First off to the display. I would assume that you use a LCD display. If you connected the LCD via analog VGA cable, then the internal ADC of the LCD and it's AA filters will dictate the color accurancy. If you connect via DVI you will have usually 6 bits per color component, while more expensive LCDs will actually offer 8 bits. Some are in between as they really have only 6 bits per primary but use on the fly dithering so that you'd see more colors. Most LCDs for Laptops do offer only 6 bits per primary. Now this is where things get hairy. LCDs do have a different gamma curve that the expected default in sRGB. So if the LCD does that correction behind your back you'd end up with a lot of posterization effects.

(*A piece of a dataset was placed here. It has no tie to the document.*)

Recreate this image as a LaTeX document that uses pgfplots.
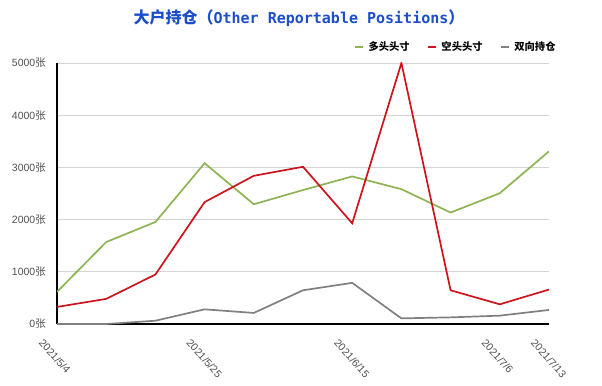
\documentclass[border=0pt]{standalone}
\usepackage{fontspec}
\setmainfont{Liberation Sans}
\newfontfamily\cjk{Noto Sans CJK SC}
\newfontfamily\titlemono{DejaVu Sans Mono}
\usepackage{pgfplots}
\pgfplotsset{compat=1.18}
\definecolor{cgreen}{RGB}{141,180,84}
\definecolor{cred}{RGB}{204,20,28}
\definecolor{cgray}{RGB}{128,128,128}
\definecolor{ctitle}{RGB}{28,78,200}
\definecolor{ctick}{RGB}{80,80,80}
\begin{document}
\begin{tikzpicture}
\begin{axis}[
  name=main,
  anchor=south west, at={(0,0)},
  scale only axis, width=492bp, height=261bp,
  xmin=0, xmax=10, ymin=0, ymax=5000,
  axis x line*=bottom, axis y line*=left,
  axis line style={-, black, line width=1.1bp},
  ymajorgrids, grid style={color=black!17, line width=0.8bp},
  major tick length=0pt, tick style={draw=none},
  ytick={0,1000,2000,3000,4000,5000},
  yticklabels={0{\cjk 张},1000{\cjk 张},2000{\cjk 张},3000{\cjk 张},4000{\cjk 张},5000{\cjk 张}},
  yticklabel style={font=\fontsize{10.5bp}{12bp}\selectfont, text=ctick, anchor=east, inner sep=0pt, xshift=-11bp},
  xtick={0,3,6,9,10},
  xticklabels={2021/5/4,2021/5/25,2021/6/15,2021/7/6,2021/7/13},
  xticklabel style={font=\fontsize{10.5bp}{12bp}\selectfont, text=ctick, inner sep=0pt, xshift=-16bp, yshift=-17bp, rotate=-48, anchor=west},
  legend columns=3,
  legend style={at={(0.604,1.061)}, anchor=west, draw=none, fill=none, inner sep=0pt,
    font=\cjk\bfseries\fontsize{10.3bp}{12bp}\selectfont,
    nodes={inner xsep=4.5bp, inner ysep=0pt},
    /tikz/every even column/.append style={column sep=13bp}},
  legend image code/.code={\draw[#1] (0bp,0bp) -- (8bp,0bp);},
]
\addplot[cgreen, line width=1.7bp] coordinates {
 (0,615) (1,1570) (2,1954) (3,3080) (4,2294) (5,2566) (6,2827) (7,2583) (8,2135) (9,2506) (10,3308)};
\addlegendentry{多头头寸}
\addplot[cred, line width=1.7bp] coordinates {
 (0,327) (1,481) (2,948) (3,2335) (4,2839) (5,3012) (6,1929) (7,5000) (8,646) (9,377) (10,660)};
\addlegendentry{空头头寸}
\addplot[cgray, line width=1.7bp] coordinates {
 (0,0) (1,0) (2,63) (3,281) (4,212) (5,646) (6,788) (7,108) (8,127) (9,160) (10,269)};
\addlegendentry{双向持仓}
\end{axis}
\path[use as bounding box] ([xshift=-57bp,yshift=-62bp]main.south west) rectangle ([xshift=545bp,yshift=324bp]main.south west);
\node[text=ctitle, anchor=center] at ([xshift=242bp,yshift=306bp]main.south west)
  {\fontsize{16bp}{18bp}\selectfont{\cjk\bfseries 大户持仓（}{\titlemono\bfseries\fontsize{15bp}{18bp}\selectfont Other Reportable Positions}{\cjk\bfseries ）}};
\end{tikzpicture}
\end{document}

So the only real good solution here is the leave the gamma of the LCD alone, and do proper color calibration on the host side (i.e. Lightroom, CS3 ...) But wait, if you map 8 bits per channel incoming to 8 bits per output channel throu gamma correct, you'd loose quite a few of the theoretical possible 256 shades, which results in the loss of 1 LSB or 2 LSBs (should I say that you are really screwed if you have only a Laptop LCD). Highend systems in the days of analog CRTCs battled this by actually having 10 bit dacs. Just as a sidenote, Windows XP/Vista do not allow GDI surfaces with 10/10/10/2, only 8/8/8/8 ...

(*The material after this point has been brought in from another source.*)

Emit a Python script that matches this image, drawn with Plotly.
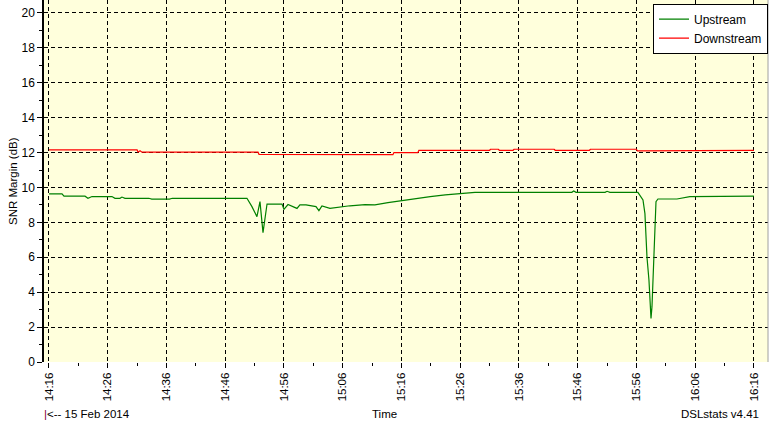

Now to the RAW vs. JPEG argument. It is my understanding (and I might be wrong as well there), JPEG usually applies gamma correction to sRGB/Adobo-RGB, while RAW is the real sensor data, uncorrected. Thus the 12 bits in RAW will be probably equivalent to 10 bits in reality after you applied the gamma correction, and got rid of the random noise in the LSBs. So yes, RAW has a slight advantage here. On the other hand the in-camera conversion from sensor data to JPEG can take advantage of more Camera/HW knownledge than a generic 3rd party utility can.

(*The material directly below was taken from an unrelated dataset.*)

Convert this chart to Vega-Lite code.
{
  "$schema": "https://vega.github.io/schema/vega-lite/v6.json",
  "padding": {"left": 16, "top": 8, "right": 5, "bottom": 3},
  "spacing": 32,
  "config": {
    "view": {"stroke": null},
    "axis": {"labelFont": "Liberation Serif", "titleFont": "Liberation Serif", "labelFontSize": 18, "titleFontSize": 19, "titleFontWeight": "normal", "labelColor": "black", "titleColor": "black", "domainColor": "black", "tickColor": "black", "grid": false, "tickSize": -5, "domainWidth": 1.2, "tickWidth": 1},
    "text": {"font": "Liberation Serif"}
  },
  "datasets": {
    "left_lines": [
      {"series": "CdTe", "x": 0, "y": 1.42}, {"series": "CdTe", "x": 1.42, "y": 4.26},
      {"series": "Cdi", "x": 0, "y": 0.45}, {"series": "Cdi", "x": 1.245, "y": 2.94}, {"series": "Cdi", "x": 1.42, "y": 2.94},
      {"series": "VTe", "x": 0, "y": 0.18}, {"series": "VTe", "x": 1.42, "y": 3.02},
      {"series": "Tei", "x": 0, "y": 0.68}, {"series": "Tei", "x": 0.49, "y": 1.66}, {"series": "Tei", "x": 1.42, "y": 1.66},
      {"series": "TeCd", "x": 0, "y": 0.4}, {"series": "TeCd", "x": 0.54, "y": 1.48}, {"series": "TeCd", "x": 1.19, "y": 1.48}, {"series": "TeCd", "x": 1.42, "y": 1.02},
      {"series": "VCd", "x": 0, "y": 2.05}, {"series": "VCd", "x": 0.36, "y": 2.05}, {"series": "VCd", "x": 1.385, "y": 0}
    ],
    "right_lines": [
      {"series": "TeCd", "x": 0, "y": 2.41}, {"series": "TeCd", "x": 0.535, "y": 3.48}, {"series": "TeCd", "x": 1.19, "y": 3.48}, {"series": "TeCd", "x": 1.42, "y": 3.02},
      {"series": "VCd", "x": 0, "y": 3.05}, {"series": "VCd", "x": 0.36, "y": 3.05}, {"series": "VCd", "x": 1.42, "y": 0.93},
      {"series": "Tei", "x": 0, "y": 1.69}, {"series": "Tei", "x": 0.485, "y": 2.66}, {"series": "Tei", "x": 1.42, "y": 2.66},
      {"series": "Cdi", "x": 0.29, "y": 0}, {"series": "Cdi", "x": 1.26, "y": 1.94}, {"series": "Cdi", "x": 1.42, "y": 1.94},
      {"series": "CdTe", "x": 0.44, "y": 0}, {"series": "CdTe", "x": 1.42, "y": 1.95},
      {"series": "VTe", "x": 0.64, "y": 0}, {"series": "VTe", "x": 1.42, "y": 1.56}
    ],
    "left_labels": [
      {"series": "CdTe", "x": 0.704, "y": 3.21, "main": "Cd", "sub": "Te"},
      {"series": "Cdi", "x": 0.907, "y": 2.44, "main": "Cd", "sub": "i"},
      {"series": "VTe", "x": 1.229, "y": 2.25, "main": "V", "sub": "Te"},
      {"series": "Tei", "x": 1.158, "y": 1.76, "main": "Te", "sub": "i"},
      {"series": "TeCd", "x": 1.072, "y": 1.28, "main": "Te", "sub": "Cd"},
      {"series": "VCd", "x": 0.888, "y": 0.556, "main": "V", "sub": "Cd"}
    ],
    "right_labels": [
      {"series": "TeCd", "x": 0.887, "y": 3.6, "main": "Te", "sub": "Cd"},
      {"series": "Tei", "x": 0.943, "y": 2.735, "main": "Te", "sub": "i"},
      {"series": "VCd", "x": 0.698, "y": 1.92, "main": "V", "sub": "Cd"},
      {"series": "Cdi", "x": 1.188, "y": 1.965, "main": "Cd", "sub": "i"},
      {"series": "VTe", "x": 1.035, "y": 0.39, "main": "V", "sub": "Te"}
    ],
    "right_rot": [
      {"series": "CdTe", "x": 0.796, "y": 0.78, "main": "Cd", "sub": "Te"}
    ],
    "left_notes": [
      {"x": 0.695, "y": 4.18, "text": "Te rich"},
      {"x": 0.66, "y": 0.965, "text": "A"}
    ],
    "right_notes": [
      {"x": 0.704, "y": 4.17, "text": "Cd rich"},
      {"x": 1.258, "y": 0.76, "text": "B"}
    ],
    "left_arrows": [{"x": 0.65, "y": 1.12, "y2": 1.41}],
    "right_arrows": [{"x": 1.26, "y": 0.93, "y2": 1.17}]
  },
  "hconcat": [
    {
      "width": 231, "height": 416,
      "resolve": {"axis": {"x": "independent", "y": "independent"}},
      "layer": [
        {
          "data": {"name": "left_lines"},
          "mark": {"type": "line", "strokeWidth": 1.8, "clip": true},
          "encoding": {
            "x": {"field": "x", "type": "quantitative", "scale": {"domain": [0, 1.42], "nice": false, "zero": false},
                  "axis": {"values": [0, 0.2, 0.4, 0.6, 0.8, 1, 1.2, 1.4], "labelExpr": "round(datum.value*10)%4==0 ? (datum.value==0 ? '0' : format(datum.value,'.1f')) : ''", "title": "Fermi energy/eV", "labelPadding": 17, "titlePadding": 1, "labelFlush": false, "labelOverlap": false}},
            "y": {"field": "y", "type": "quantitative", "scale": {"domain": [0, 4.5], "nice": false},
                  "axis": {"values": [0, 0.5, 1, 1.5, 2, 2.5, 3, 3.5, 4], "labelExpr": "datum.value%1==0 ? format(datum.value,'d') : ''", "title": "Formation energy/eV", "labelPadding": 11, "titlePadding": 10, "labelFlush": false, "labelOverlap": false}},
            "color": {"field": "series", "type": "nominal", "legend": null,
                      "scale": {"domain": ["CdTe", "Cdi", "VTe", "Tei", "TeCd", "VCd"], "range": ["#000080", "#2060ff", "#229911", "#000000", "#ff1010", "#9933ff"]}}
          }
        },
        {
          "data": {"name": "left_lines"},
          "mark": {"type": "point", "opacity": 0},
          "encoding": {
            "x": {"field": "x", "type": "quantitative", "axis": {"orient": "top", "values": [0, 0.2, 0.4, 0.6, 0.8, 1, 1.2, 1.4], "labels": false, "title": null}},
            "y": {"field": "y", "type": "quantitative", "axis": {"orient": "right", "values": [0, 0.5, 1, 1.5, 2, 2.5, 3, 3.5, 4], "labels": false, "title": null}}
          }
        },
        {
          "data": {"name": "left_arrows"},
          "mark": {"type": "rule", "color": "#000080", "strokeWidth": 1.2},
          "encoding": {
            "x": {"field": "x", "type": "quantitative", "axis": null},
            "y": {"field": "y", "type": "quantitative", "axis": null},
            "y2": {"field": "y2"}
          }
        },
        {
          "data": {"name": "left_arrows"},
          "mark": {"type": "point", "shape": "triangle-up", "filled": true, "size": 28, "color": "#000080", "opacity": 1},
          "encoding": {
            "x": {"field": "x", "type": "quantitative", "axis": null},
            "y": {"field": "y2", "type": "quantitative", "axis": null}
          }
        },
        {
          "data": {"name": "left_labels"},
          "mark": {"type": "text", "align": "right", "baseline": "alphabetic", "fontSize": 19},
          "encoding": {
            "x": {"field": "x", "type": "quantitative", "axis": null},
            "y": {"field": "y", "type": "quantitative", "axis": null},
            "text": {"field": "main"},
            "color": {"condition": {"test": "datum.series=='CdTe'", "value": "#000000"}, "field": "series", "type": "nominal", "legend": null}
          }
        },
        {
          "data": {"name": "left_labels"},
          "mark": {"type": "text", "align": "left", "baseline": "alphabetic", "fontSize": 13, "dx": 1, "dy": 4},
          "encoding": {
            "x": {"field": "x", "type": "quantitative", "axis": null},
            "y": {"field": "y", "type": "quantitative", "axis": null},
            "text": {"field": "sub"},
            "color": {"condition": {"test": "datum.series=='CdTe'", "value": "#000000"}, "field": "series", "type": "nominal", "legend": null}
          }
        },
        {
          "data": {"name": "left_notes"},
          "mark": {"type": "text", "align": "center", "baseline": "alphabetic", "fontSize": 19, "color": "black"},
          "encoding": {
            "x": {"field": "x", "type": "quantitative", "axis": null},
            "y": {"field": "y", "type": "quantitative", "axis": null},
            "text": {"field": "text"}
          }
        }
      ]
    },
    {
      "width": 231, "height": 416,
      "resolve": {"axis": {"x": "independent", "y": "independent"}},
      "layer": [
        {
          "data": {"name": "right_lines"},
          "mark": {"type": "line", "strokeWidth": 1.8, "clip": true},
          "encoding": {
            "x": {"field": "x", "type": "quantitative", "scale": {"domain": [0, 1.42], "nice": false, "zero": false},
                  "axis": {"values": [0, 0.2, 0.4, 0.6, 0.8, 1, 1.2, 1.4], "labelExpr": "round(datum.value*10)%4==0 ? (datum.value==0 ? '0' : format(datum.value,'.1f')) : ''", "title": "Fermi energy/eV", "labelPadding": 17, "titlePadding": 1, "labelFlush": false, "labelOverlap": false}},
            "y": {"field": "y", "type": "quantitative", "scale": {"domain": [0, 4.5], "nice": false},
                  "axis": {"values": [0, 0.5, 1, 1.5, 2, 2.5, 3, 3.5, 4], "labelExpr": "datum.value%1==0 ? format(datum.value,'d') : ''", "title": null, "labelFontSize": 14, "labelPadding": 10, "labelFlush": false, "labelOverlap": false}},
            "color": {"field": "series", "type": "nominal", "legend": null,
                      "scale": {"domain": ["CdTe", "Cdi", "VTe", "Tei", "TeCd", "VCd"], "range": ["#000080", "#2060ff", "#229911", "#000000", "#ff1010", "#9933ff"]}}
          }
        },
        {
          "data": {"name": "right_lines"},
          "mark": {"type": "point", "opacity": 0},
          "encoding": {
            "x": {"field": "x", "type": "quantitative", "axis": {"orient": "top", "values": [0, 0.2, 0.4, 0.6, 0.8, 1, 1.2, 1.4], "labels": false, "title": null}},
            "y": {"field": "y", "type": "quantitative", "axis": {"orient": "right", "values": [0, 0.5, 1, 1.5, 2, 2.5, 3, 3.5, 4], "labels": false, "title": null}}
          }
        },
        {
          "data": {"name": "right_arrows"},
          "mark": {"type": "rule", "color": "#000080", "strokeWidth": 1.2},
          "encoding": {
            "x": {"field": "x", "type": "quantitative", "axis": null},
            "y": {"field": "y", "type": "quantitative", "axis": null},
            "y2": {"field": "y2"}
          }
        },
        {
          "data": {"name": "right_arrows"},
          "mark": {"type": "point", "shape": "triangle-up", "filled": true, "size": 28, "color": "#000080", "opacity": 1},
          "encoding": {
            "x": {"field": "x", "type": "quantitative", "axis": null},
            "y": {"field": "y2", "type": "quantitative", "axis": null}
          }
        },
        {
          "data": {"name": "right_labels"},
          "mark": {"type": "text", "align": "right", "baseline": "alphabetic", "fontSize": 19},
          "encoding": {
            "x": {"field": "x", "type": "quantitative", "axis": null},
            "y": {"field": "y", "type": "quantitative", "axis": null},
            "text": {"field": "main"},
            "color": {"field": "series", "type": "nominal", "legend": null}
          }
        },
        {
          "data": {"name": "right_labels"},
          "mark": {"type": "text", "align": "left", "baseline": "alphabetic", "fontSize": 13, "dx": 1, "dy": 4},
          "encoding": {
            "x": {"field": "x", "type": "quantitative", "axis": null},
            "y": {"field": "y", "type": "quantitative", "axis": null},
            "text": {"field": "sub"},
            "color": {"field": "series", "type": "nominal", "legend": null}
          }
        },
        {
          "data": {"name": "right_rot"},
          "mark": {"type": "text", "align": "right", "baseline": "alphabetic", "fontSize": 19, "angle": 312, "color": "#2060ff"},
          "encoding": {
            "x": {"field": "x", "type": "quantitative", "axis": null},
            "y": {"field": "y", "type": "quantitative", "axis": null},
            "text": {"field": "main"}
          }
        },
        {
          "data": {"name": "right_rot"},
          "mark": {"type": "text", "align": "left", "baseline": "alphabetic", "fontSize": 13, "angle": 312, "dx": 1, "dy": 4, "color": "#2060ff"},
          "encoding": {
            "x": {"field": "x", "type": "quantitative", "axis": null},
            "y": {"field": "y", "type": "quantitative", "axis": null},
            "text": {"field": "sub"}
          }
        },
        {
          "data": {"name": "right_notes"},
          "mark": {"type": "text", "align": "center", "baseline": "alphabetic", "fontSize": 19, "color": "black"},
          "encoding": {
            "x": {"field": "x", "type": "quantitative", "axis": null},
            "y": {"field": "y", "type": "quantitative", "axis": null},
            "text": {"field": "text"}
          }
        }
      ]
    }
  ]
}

However there is one point most people seem to miss about JPEG. In essence it's a YUV422 encoding, while means it's not really RGB, but a different color space (Y == luminance, UV == chrominace, sometimes also called YCrCb ...). It also means that for every 4 samples of luminance there are only 2 samples of U and 2 samples of V. Thus even if JPEG claims 8 bits per components, it's not quite true, as the U & V components need to be interpolated per Y component. And this does not even take IDCT and quantisation into consideration. If you want to be really picks you also have to understand that the Y component uses only 240 levels out of 256 possible ones per specification

So yes, JPEG does have substantially less precision per component than RAW, more so than the usual 14bit vs. 8bit rule of thumb implies.

But what the realy killer is, is that most image processing applications default to a 8 bit path for JPEG, and a 16 bit path for RAW. So all things being equal, you end up with more rounding errors in postprocessing for JPEG than for RAW. With the different sampling I would also assume what you have less chrominance sharpness to play with for JPEG.

At the end of the day it's funny though. All consumer setups per default go for sRGB (Laptop, Desktop, LCDs, printers), so that if you use JPEG with sRGB, there is less chance that you screw up your imaging pipeline from the beginning to the end, and produce acceptable results without worry. If on the other hand you use RAW and do not follow throu with proper color calibration and other associated settings, chances are you screw things up.

BTW, I use RAW because I can. I like to tinker, and I do screw up things every now and then.